Dalam paparannya, Salman menyampaikan keprihatinan atas kekurangan guru Agama Katolik yang mengajar agama di sekolah negeri. Guru agama Katolik ASN yang mengajar di sekolah negeri hanya 76 Guru (Kemenag dan Pemda) dan jumlah sekolah negeri 2.545 sekolah (SD: 2000, SMP: 358; SMA: 117; dan SMK: 70/ Data Dinas 2020). Di sekolah negeri yang tersedia guru agama Katolik hanya sekitar 3 % dari jumlah sekolah negeri yang ada (2.545 sekolah). Dan, ada 87 sekolah negeri dengan jumlah siswa di atas 15 siswa (sesuai PP No. 19 Tahun 2017) belum tesedia guru agama ASN yang mengajar di sekolah tersebut. Pemerintah Daerah dan Pemerintah Pusat (Kemenag/Kemen PAN/Kemendikbud) belum dapat menyediakan guru agama Katolik sesuai dengan perintah UU Sisdiknas Nomor 20 Tahun 2003.

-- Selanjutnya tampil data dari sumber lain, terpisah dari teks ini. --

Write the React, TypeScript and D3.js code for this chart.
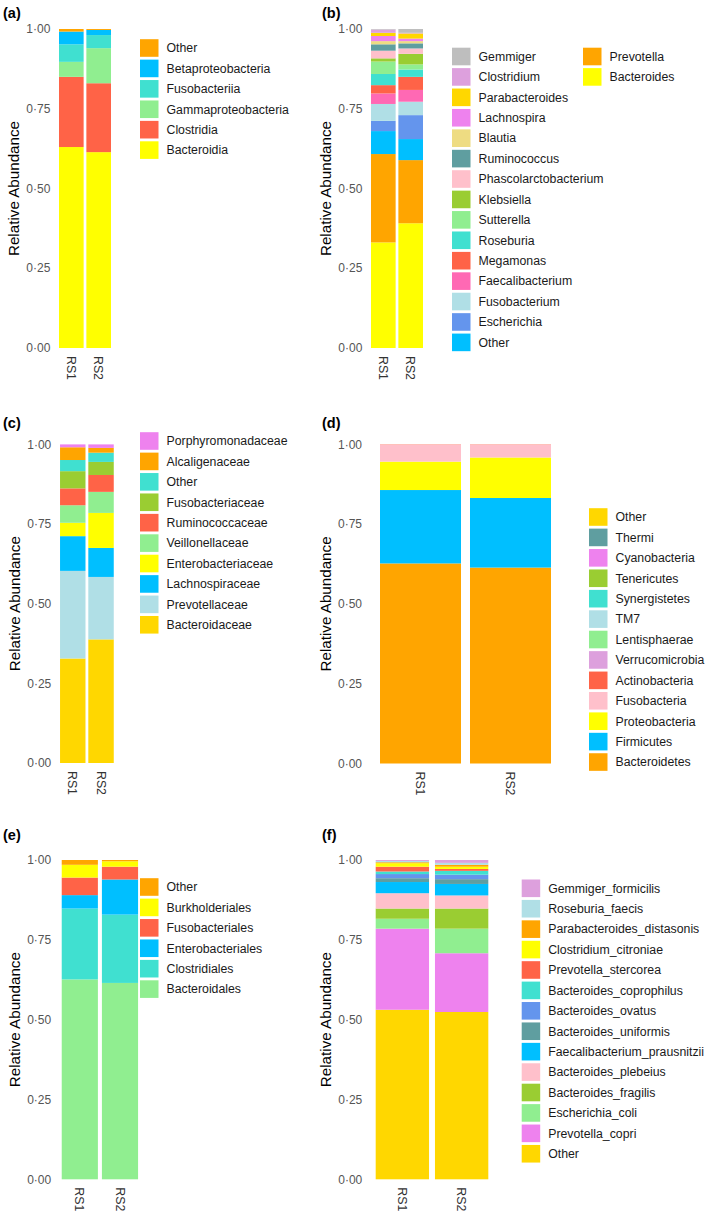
import React from "react";
import * as d3 from "d3";

const samples = ["RS1", "RS2"];
const yTicks = [0, 0.25, 0.5, 0.75, 1];

// (a) class level — stack order bottom → top
const classTaxa = ["Bacteroidia", "Clostridia", "Gammaproteobacteria", "Fusobacteriia", "Betaproteobacteria", "Other"];
const classColors = ["#FFFF00", "#FF6347", "#90EE90", "#40E0D0", "#00BFFF", "#FFA500"];
const classRS1 = [0.630, 0.220, 0.047, 0.055, 0.040, 0.008];
const classRS2 = [0.614, 0.216, 0.110, 0.041, 0.016, 0.003];

// (b) genus level
const genusTaxa = ["Bacteroides", "Prevotella", "Other", "Escherichia", "Fusobacterium", "Faecalibacterium", "Megamonas", "Roseburia", "Sutterella", "Klebsiella", "Phascolarctobacterium", "Ruminococcus", "Blautia", "Lachnospira", "Parabacteroides", "Clostridium", "Gemmiger"];
const genusColors = ["#FFFF00", "#FFA500", "#00BFFF", "#6495ED", "#B0DFE6", "#FF69B4", "#FF6347", "#40E0D0", "#90EE90", "#9ACD32", "#FFC0CB", "#5F9EA0", "#EEDC82", "#EE82EE", "#FFD700", "#DDA0DD", "#BEBEBE"];
const genusRS1 = [0.331, 0.277, 0.072, 0.032, 0.053, 0.033, 0.026, 0.035, 0.039, 0.010, 0.024, 0.020, 0.010, 0.016, 0.010, 0.010, 0.002];
const genusRS2 = [0.391, 0.198, 0.066, 0.075, 0.042, 0.037, 0.041, 0.023, 0.016, 0.033, 0.017, 0.016, 0.007, 0.008, 0.016, 0.002, 0.012];

// (c) family level
const familyTaxa = ["Bacteroidaceae", "Prevotellaceae", "Lachnospiraceae", "Enterobacteriaceae", "Veillonellaceae", "Ruminococcaceae", "Fusobacteriaceae", "Other", "Alcaligenaceae", "Porphyromonadaceae"];
const familyColors = ["#FFD700", "#B0DFE6", "#00BFFF", "#FFFF00", "#90EE90", "#FF6347", "#9ACD32", "#40E0D0", "#FFA500", "#EE82EE"];
const familyRS1 = [0.328, 0.275, 0.109, 0.042, 0.055, 0.053, 0.054, 0.035, 0.040, 0.009];
const familyRS2 = [0.388, 0.196, 0.091, 0.110, 0.066, 0.053, 0.041, 0.029, 0.015, 0.011];

// (d) phylum level
const phylumTaxa = ["Bacteroidetes", "Firmicutes", "Proteobacteria", "Fusobacteria", "Actinobacteria", "Verrucomicrobia", "Lentisphaerae", "TM7", "Synergistetes", "Tenericutes", "Cyanobacteria", "Thermi", "Other"];
const phylumColors = ["#FFA500", "#00BFFF", "#FFFF00", "#FFC0CB", "#FF6347", "#DDA0DD", "#90EE90", "#B0DFE6", "#40E0D0", "#9ACD32", "#EE82EE", "#5F9EA0", "#FFD700"];
const phylumRS1 = [0.627, 0.230, 0.089, 0.053, 0.001, 0, 0, 0, 0, 0, 0, 0, 0];
const phylumRS2 = [0.614, 0.218, 0.127, 0.040, 0.001, 0, 0, 0, 0, 0, 0, 0, 0];

// (e) order level
const orderTaxa = ["Bacteroidales", "Clostridiales", "Enterobacteriales", "Fusobacteriales", "Burkholderiales", "Other"];
const orderColors = ["#90EE90", "#40E0D0", "#00BFFF", "#FF6347", "#FFFF00", "#FFA500"];
const orderRS1 = [0.626, 0.222, 0.042, 0.055, 0.040, 0.015];
const orderRS2 = [0.615, 0.214, 0.110, 0.040, 0.017, 0.004];

// (f) species level
const speciesTaxa = ["Other", "Prevotella_copri", "Escherichia_coli", "Bacteroides_fragilis", "Bacteroides_plebeius", "Faecalibacterium_prausnitzii", "Bacteroides_uniformis", "Bacteroides_ovatus", "Bacteroides_coprophilus", "Prevotella_stercorea", "Clostridium_citroniae", "Parabacteroides_distasonis", "Roseburia_faecis", "Gemmiger_formicilis"];
const speciesColors = ["#FFD700", "#EE82EE", "#90EE90", "#9ACD32", "#FFC0CB", "#00BFFF", "#5F9EA0", "#6495ED", "#40E0D0", "#FF6347", "#FFFF00", "#FFA500", "#B0DFE6", "#DDA0DD"];
const speciesRS1 = [0.531, 0.254, 0.031, 0.032, 0.048, 0.035, 0.012, 0.013, 0.008, 0.015, 0.011, 0.003, 0.004, 0.003];
const speciesRS2 = [0.524, 0.184, 0.077, 0.063, 0.041, 0.036, 0.015, 0.014, 0.012, 0.006, 0.007, 0.006, 0.006, 0.009];

const FONT = "'Liberation Sans', Arial, Helvetica, sans-serif";

type PanelProps = {
  label: string;
  taxa: string[];
  colors: string[];
  rs1: number[];
  rs2: number[];
  x0: number;
  x1: number;
  yTop: number;
  yBot: number;
  labelX: number;
  labelY: number;
  legendX: number[];
  legendY: number;
  perCol: number;
};

const PITCH = 20.42;

function Panel(p: PanelProps) {
  const x = d3.scaleBand<string>().domain(samples).range([p.x0, p.x1]).paddingInner(0.1).paddingOuter(0.15);
  const y = d3.scaleLinear().domain([0, 1]).range([p.yBot, p.yTop]);
  const rows = samples.map((s, i) => {
    const o: Record<string, any> = { sample: s };
    p.taxa.forEach((t, j) => (o[t] = (i === 0 ? p.rs1 : p.rs2)[j]));
    return o;
  });
  const series = d3.stack<Record<string, any>>().keys(p.taxa)(rows);
  const color = d3.scaleOrdinal<string, string>().domain(p.taxa).range(p.colors);
  const legendItems = [...p.taxa].reverse();
  const midY = (p.yTop + p.yBot) / 2;
  return (
    <g>
      <text x={p.labelX} y={p.labelY} fontSize={14.5} fontWeight="bold" fill="#000">{p.label}</text>
      {series.map((s) => (
        <g key={s.key} fill={color(s.key)}>
          {s.map((d, i) => {
            const h = y(d[0]) - y(d[1]);
            if (h <= 0) return null;
            return (
              <rect key={i} x={x(samples[i])} y={y(d[1])} width={x.bandwidth()} height={h} />
            );
          })}
        </g>
      ))}
      {yTicks.map((t) => (
        <text key={t} x={p.x0 - 4.5} y={y(t)} dy="0.35em" textAnchor="end" fontSize={12} fill="#555">
          {d3.format(".2f")(t).replace(".", "·")}
        </text>
      ))}
      <text transform={`translate(${p.x0 - 36},${midY}) rotate(-90)`} textAnchor="middle" fontSize={15.2} fill="#000">
        Relative Abundance
      </text>
      {samples.map((s) => (
        <text key={s} transform={`translate(${(x(s) as number) + x.bandwidth() / 2},${p.yBot + 8}) rotate(90)`} dy="0.35em" fontSize={12.3} fill="#333">
          {s}
        </text>
      ))}
      {legendItems.map((t, i) => {
        const col = Math.floor(i / p.perCol);
        const row = i % p.perCol;
        const cy = p.legendY + row * PITCH;
        const lx = p.legendX[col];
        return (
          <g key={t}>
            <rect x={lx} y={cy - 8.8} width={18.5} height={17.6} fill={color(t)} />
            <text x={lx + 26.5} y={cy} dy="0.35em" fontSize={12.3} fill="#1a1a1a">{t}</text>
          </g>
        );
      })}
    </g>
  );
}

export default function App() {
  return (
    <svg width={709} height={1216} style={{ position: "absolute", left: 0, top: 0, background: "#fff" }} fontFamily={FONT}>
      <rect width={709} height={1216} fill="#fff" />
      <Panel label="(a)" taxa={classTaxa} colors={classColors} rs1={classRS1} rs2={classRS2}
        x0={54.9} x1={115.1} yTop={29} yBot={348} labelX={3} labelY={17.5} legendX={[140]} legendY={48} perCol={20} />
      <Panel label="(b)" taxa={genusTaxa} colors={genusColors} rs1={genusRS1} rs2={genusRS2}
        x0={366.9} x1={427.1} yTop={29} yBot={348} labelX={322} labelY={17.5} legendX={[452, 583]} legendY={56.5} perCol={15} />
      <Panel label="(c)" taxa={familyTaxa} colors={familyColors} rs1={familyRS1} rs2={familyRS2}
        x0={55.8} x1={118} yTop={444.4} yBot={763} labelX={3} labelY={428} legendX={[140]} legendY={441} perCol={20} />
      <Panel label="(d)" taxa={phylumTaxa} colors={phylumColors} rs1={phylumRS1} rs2={phylumRS2}
        x0={366.5} x1={564.5} yTop={444.4} yBot={763.5} labelX={322} labelY={428} legendX={[589]} legendY={517} perCol={20} />
      <Panel label="(e)" taxa={orderTaxa} colors={orderColors} rs1={orderRS1} rs2={orderRS2}
        x0={55.7} x1={144.1} yTop={860} yBot={1179.3} labelX={3} labelY={840} legendX={[140]} legendY={887} perCol={20} />
      <Panel label="(f)" taxa={speciesTaxa} colors={speciesColors} rs1={speciesRS1} rs2={speciesRS2}
        x0={366.8} x1={497.2} yTop={860} yBot={1179.3} labelX={322} labelY={840} legendX={[521.7]} legendY={888.3} perCol={20} />
    </svg>
  );
}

Lebih jauh, Salman menyampaikan bahwa ada ribuan siswa Katolik di sekolah negeri di DKI Jakarta yang tidak mendapatkan pengajaran agama Katolik dari guru Agama Katolik sebagaimana mandatori Undang-Undang. Untuk mengatasi kekurangan itu, siswa-siswi Katolik di sekolah negeri mendapatkan pengajaran agama di paroki. Bimas Katolik bekerja sama dengan paroki dan Komisi Kateketik Keuskupan Agung Jakarta mengoptimalisasi dan memberikan pembinaan agar guru-guru agama/katekis dapat melaksanakan pengajaran agama Katolik dengan baik.
Kurangnya guru agama yang mengajar di sekolah negeri menurut Salman menjadi persoalan yang serius di Indonesia khususnya di DKI Jakarta karena merupakan perintah Undang-Undang No. 20 Tahun 2003 Psl. 12 ayat 1, dan amanat UU Nomor 39 Tahun 1999 tentang hak azasi manusia, bahwa siswa berhak mendapatkan pengajaran agama sesuai dengan agamanya dan diajar oleh guru yang seagama dengannya (UU Sisdiknas No.20 Tahun 2003, Psl. 12 ayat 1).
Sementara itu, Linda Romauli Siregar mengatakan, pentingnya pendataan, pemetaan guru-guru agama yang mengajar di sekolah negeri umum. Pemetaan dan optimalisasi tersebut mendesak untuk dilakukan agar satu orang guru agama Katolik dapat dioptimalkan mengajar pada 2 atau 3 sekolah, sehingga siswa-siswa Katolik yang belum ada gurunya mendapatkan pengajaran dari guru agamanya sesuai dengan amanat UU. Pemetaan ini berlaku untuk semua guru agama yang mengajar di sekolah negeri umum di Jakarta Timur.
Terkait dengan pendidikan agama, Romo Rudy mengatakan, guru agama sangat berperan strategis dalam menginternaliasikan nilai-nilai moderasi beragama melalui pendidikan agama dan budi pekerti di sekolah dan di Gereja.
Hal senada disampaikan Romo Carolus Putarnto Tri Hidayat, yang baru saja diangkat mennggatikan sebagai Ketua Komsi Kateketik Keuskupan Agung Jakarta. Menurutnya, sangat penting pendidikan moderasi beragama melihat kondisi Indonesia yang sangat beragam. Ia menegaskan komitmennya untuk memberikan pembinaan pada siswa-siswi Katolik di sekolah negeri.